Implementation outline
----------------------

Modules are implemented as hashtables
whose keys are simple names and whose values are FQNs.
When dm-require is invoked, a new hashtable is created 
and it inherits all the names in the top-module.

During loading the required module,
 each s-expression read by emacs's "read" function
are translated before evaluation so that they contains appropriate FQNs.
For example, the following s-expression in a module m2

	(defun foo () (bar 'baz))

will be translated to the following before evaluation,

	(defun m2:foo () (m1:bar 'm2:baz))

if "bar" is a name defined at a super-module m1
and "foo" and "baz" are not defined at any super-modules.
The name "defun" is not changed because the name is
inherited from the top-module.

An ambiguous-reference error will be found and reported
during the name translation.

Just after the evaluation of all s-expressions in the required module,
all names in the required module (super-module)
are inherited to the requiring module (sub-module).


Limitations
-----------
Because current implementation is a prototyping system,
there are some limitations.

- Byte-code compilation is not supported.
- The variable load-path is not examined.
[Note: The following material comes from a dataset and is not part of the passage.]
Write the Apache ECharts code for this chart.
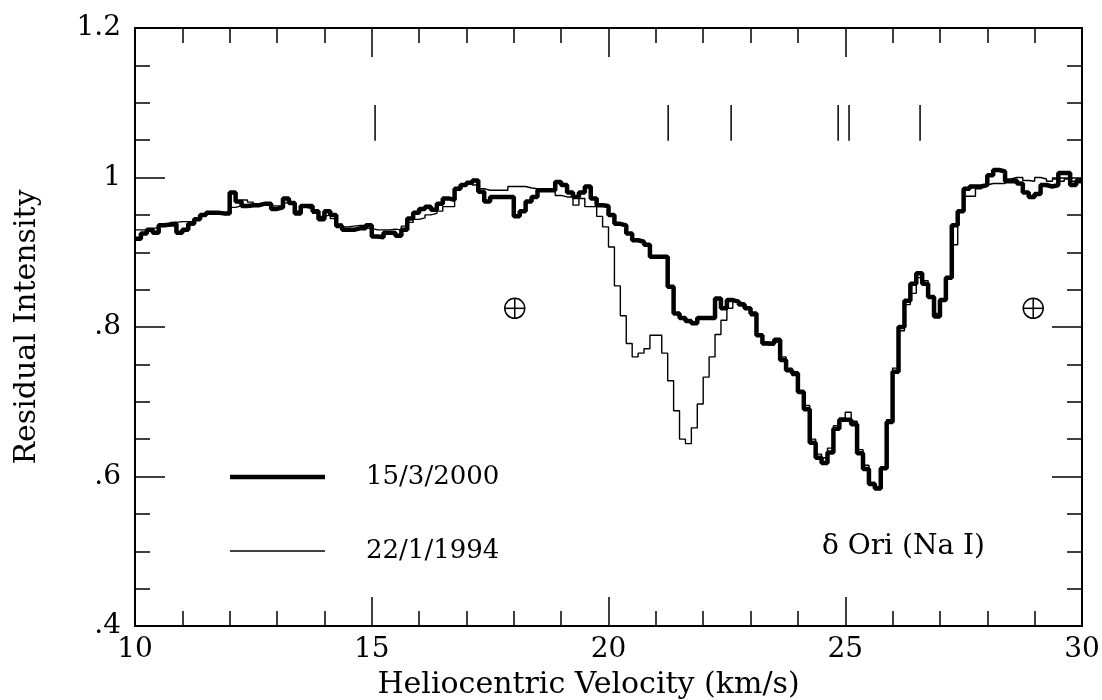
<!DOCTYPE html>
<html lang="en">
<head>
  <meta charset="UTF-8">
  <title>delta Ori Na I</title>
  <style>
    html, body {
      height: 100%;
      width: 100%;
      margin: 0;
      padding: 0;
      background: #fff;
    }
  </style>
  <script src="https://cdn.jsdelivr.net/npm/echarts/dist/echarts.min.js"></script>
</head>
<body>
<div id="main" style="width: 1102px; height: 700px;"></div>

<script>
  // heliocentric velocity grid (km/s)
  var velocity = [
    10.000, 10.125, 10.250, 10.375, 10.500, 10.625, 10.750, 10.875,
    11.000, 11.125, 11.250, 11.375, 11.500, 11.625, 11.750, 11.875,
    12.000, 12.125, 12.250, 12.375, 12.500, 12.625, 12.750, 12.875,
    13.000, 13.125, 13.250, 13.375, 13.500, 13.625, 13.750, 13.875,
    14.000, 14.125, 14.250, 14.375, 14.500, 14.625, 14.750, 14.875,
    15.000, 15.125, 15.250, 15.375, 15.500, 15.625, 15.750, 15.875,
    16.000, 16.125, 16.250, 16.375, 16.500, 16.625, 16.750, 16.875,
    17.000, 17.125, 17.250, 17.375, 17.500, 17.625, 17.750, 17.875,
    18.000, 18.125, 18.250, 18.375, 18.500, 18.625, 18.750, 18.875,
    19.000, 19.125, 19.250, 19.375, 19.500, 19.625, 19.750, 19.875,
    20.000, 20.125, 20.250, 20.375, 20.500, 20.625, 20.750, 20.875,
    21.000, 21.125, 21.250, 21.375, 21.500, 21.625, 21.750, 21.875,
    22.000, 22.125, 22.250, 22.375, 22.500, 22.625, 22.750, 22.875,
    23.000, 23.125, 23.250, 23.375, 23.500, 23.625, 23.750, 23.875,
    24.000, 24.125, 24.250, 24.375, 24.500, 24.625, 24.750, 24.875,
    25.000, 25.125, 25.250, 25.375, 25.500, 25.625, 25.750, 25.875,
    26.000, 26.125, 26.250, 26.375, 26.500, 26.625, 26.750, 26.875,
    27.000, 27.125, 27.250, 27.375, 27.500, 27.625, 27.750, 27.875,
    28.000, 28.125, 28.250, 28.375, 28.500, 28.625, 28.750, 28.875,
    29.000, 29.125, 29.250, 29.375, 29.500, 29.625, 29.750, 29.875,
    30.000
  ];

  // 15/3/2000 spectrum (thick line)
  var spec2000 = [
    0.918, 0.925, 0.930, 0.926, 0.936, 0.937, 0.938, 0.926,
    0.930, 0.938, 0.944, 0.950, 0.953, 0.953, 0.952, 0.952,
    0.980, 0.968, 0.962, 0.963, 0.963, 0.965, 0.965, 0.958,
    0.960, 0.972, 0.966, 0.952, 0.962, 0.962, 0.955, 0.944,
    0.955, 0.950, 0.935, 0.930, 0.930, 0.932, 0.932, 0.936,
    0.921, 0.920, 0.926, 0.926, 0.922, 0.930, 0.945, 0.953,
    0.958, 0.961, 0.957, 0.965, 0.972, 0.970, 0.985, 0.990,
    0.993, 0.996, 0.981, 0.968, 0.974, 0.974, 0.974, 0.974,
    0.948, 0.955, 0.968, 0.974, 0.983, 0.983, 0.983, 0.994,
    0.990, 0.980, 0.974, 0.980, 0.988, 0.972, 0.963, 0.962,
    0.950, 0.938, 0.936, 0.925, 0.916, 0.914, 0.910, 0.894,
    0.894, 0.894, 0.854, 0.818, 0.812, 0.808, 0.805, 0.812,
    0.812, 0.812, 0.838, 0.825, 0.836, 0.834, 0.830, 0.825,
    0.818, 0.789, 0.778, 0.778, 0.783, 0.756, 0.742, 0.738,
    0.713, 0.690, 0.645, 0.625, 0.618, 0.632, 0.664, 0.676,
    0.676, 0.670, 0.631, 0.610, 0.590, 0.584, 0.611, 0.673,
    0.740, 0.800, 0.835, 0.858, 0.872, 0.858, 0.840, 0.814,
    0.836, 0.866, 0.936, 0.955, 0.985, 0.988, 0.988, 0.990,
    1.003, 1.010, 1.008, 0.995, 0.996, 0.992, 0.980, 0.974,
    0.978, 0.990, 0.988, 0.990, 1.006, 1.006, 0.990, 0.995,
    0.995
  ];

  // 22/1/1994 spectrum (thin line)
  var spec1994 = [
    0.930, 0.930, 0.932, 0.933, 0.936, 0.937, 0.940, 0.941,
    0.941, 0.941, 0.945, 0.950, 0.952, 0.952, 0.951, 0.952,
    0.960, 0.962, 0.970, 0.967, 0.964, 0.965, 0.966, 0.962,
    0.962, 0.966, 0.964, 0.955, 0.960, 0.958, 0.952, 0.948,
    0.950, 0.945, 0.938, 0.934, 0.935, 0.936, 0.936, 0.932,
    0.930, 0.930, 0.930, 0.931, 0.930, 0.935, 0.940, 0.944,
    0.946, 0.950, 0.952, 0.955, 0.961, 0.961, 0.985, 0.990,
    0.993, 0.990, 0.985, 0.983, 0.983, 0.983, 0.983, 0.988,
    0.988, 0.988, 0.986, 0.985, 0.983, 0.983, 0.983, 0.976,
    0.974, 0.974, 0.963, 0.972, 0.961, 0.961, 0.948, 0.934,
    0.907, 0.855, 0.815, 0.778, 0.760, 0.765, 0.771, 0.789,
    0.789, 0.765, 0.728, 0.688, 0.650, 0.644, 0.665, 0.697,
    0.733, 0.760, 0.790, 0.809, 0.825, 0.834, 0.832, 0.826,
    0.815, 0.790, 0.780, 0.776, 0.780, 0.760, 0.745, 0.735,
    0.715, 0.695, 0.650, 0.630, 0.625, 0.638, 0.668, 0.678,
    0.686, 0.674, 0.636, 0.615, 0.592, 0.586, 0.612, 0.676,
    0.745, 0.795, 0.830, 0.845, 0.866, 0.862, 0.842, 0.818,
    0.838, 0.866, 0.910, 0.955, 0.975, 0.975, 0.985, 0.990,
    0.992, 0.992, 0.992, 0.998, 1.000, 1.000, 0.996, 0.995,
    1.000, 0.998, 0.995, 0.998, 0.995, 0.998, 0.995, 0.998,
    0.998
  ];

  // interstellar component velocities (tick marks at top)
  var componentVel = [15.07, 21.26, 22.59, 24.85, 25.08, 26.58];
  var componentLow = 1.049;
  var componentHigh = 1.097;

  // telluric lines
  var telluricVel = [18.02, 28.97];
  var telluricLevel = 0.825;

  var yTickLabels = ['.4', '.6', '.8', '1', '1.2'];
  var legendNames = ['15/3/2000', '22/1/1994'];
  var starLabel = '\u03b4 Ori (Na I)';

  var font = 'DejaVu Serif';
  var chartDom = document.getElementById('main');
  var myChart = echarts.init(chartDom);

  function pairs(ys) {
    return velocity.map(function (v, i) { return [v, ys[i]]; });
  }

  function xAxisCfg(pos, withLabels) {
    return {
      type: 'value',
      position: pos,
      min: 10,
      max: 30,
      interval: 5,
      name: withLabels ? 'Heliocentric Velocity (km/s)' : '',
      nameLocation: 'middle',
      nameGap: 44,
      nameTextStyle: { fontFamily: font, fontSize: 30, color: '#000', padding: [0, 40, 0, 0] },
      axisLine: { show: true, onZero: false, lineStyle: { color: '#000', width: 2 } },
      axisTick: { show: true, inside: true, length: 29, lineStyle: { color: '#000', width: 1.5 } },
      minorTick: { show: true, splitNumber: 5, length: 15, lineStyle: { color: '#000', width: 1.5 } },
      splitLine: { show: false },
      axisLabel: {
        show: withLabels,
        margin: 10,
        fontFamily: font,
        fontSize: 28,
        color: '#000'
      }
    };
  }

  function yAxisCfg(pos, withLabels) {
    return {
      type: 'value',
      position: pos,
      min: 0.4,
      max: 1.2,
      interval: 0.2,
      name: withLabels ? 'Residual Intensity' : '',
      nameLocation: 'middle',
      nameGap: 93,
      nameTextStyle: { fontFamily: font, fontSize: 30, color: '#000' },
      axisLine: { show: true, onZero: false, lineStyle: { color: '#000', width: 2 } },
      axisTick: { show: true, inside: true, length: 30, lineStyle: { color: '#000', width: 1.5 } },
      minorTick: { show: true, splitNumber: 4, length: 15, lineStyle: { color: '#000', width: 1.5 } },
      splitLine: { show: false },
      axisLabel: {
        show: withLabels,
        margin: 14,
        fontFamily: font,
        fontSize: 28,
        color: '#000',
        formatter: function (val, idx) { return yTickLabels[idx]; }
      }
    };
  }

  var option = {
    animation: false,
    backgroundColor: '#fff',
    grid: { left: 135, right: 20, top: 28, bottom: 74, outerBoundsMode: 'none' },
    xAxis: [xAxisCfg('bottom', true), xAxisCfg('top', false)],
    yAxis: [yAxisCfg('left', true), yAxisCfg('right', false)],
    series: [
      {
        name: legendNames[0],
        type: 'line',
        step: 'end',
        data: pairs(spec2000),
        showSymbol: false,
        lineStyle: { color: '#000', width: 4.5 },
        z: 3
      },
      {
        name: legendNames[1],
        type: 'line',
        step: 'end',
        data: pairs(spec1994),
        showSymbol: false,
        lineStyle: { color: '#000', width: 1.4 },
        z: 4
      },
      {
        type: 'custom',
        data: componentVel.map(function (v) { return [v]; }),
        renderItem: function (params, api) {
          var p1 = api.coord([api.value(0), componentLow]);
          var p2 = api.coord([api.value(0), componentHigh]);
          return {
            type: 'line',
            shape: { x1: p1[0], y1: p1[1], x2: p2[0], y2: p2[1] },
            style: { stroke: '#000', lineWidth: 1.5 }
          };
        }
      },
      {
        type: 'custom',
        data: telluricVel.map(function (v) { return [v, telluricLevel]; }),
        renderItem: function (params, api) {
          var c = api.coord([api.value(0), api.value(1)]);
          var r = 10;
          var st = { stroke: '#000', lineWidth: 1.5, fill: null };
          return {
            type: 'group',
            children: [
              { type: 'circle', shape: { cx: c[0], cy: c[1], r: r }, style: st },
              { type: 'line', shape: { x1: c[0] - r, y1: c[1], x2: c[0] + r, y2: c[1] }, style: st },
              { type: 'line', shape: { x1: c[0], y1: c[1] - r, x2: c[0], y2: c[1] + r }, style: st }
            ]
          };
        }
      }
    ],
    graphic: [
      { type: 'line', shape: { x1: 230, y1: 477, x2: 325, y2: 477 }, style: { stroke: '#000', lineWidth: 4.5 } },
      { type: 'line', shape: { x1: 230, y1: 551, x2: 325, y2: 551 }, style: { stroke: '#000', lineWidth: 1.4 } },
      {
        type: 'text', x: 366, y: 477,
        style: { text: legendNames[0], fontFamily: font, fontSize: 26, fill: '#000', verticalAlign: 'middle' }
      },
      {
        type: 'text', x: 366, y: 551,
        style: { text: legendNames[1], fontFamily: font, fontSize: 26, fill: '#000', verticalAlign: 'middle' }
      },
      {
        type: 'text', x: 822, y: 547,
        style: { text: starLabel, fontFamily: font, fontSize: 28, fill: '#000', verticalAlign: 'middle' }
      }
    ]
  };

  myChart.setOption(option);
</script>
</body>
</html>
Only the modules 
 under the current directory can be loaded.
- The dm-elisp program should not use "require", "load-file" or something 
 like that.
- Module inheritance is slow.
 (This may be improved by special treatment of top-module.)


Future work
-----------
- Better support for information hiding is necessary.
- This module mechanism should be implemented
by means of modification of source-code of emacs.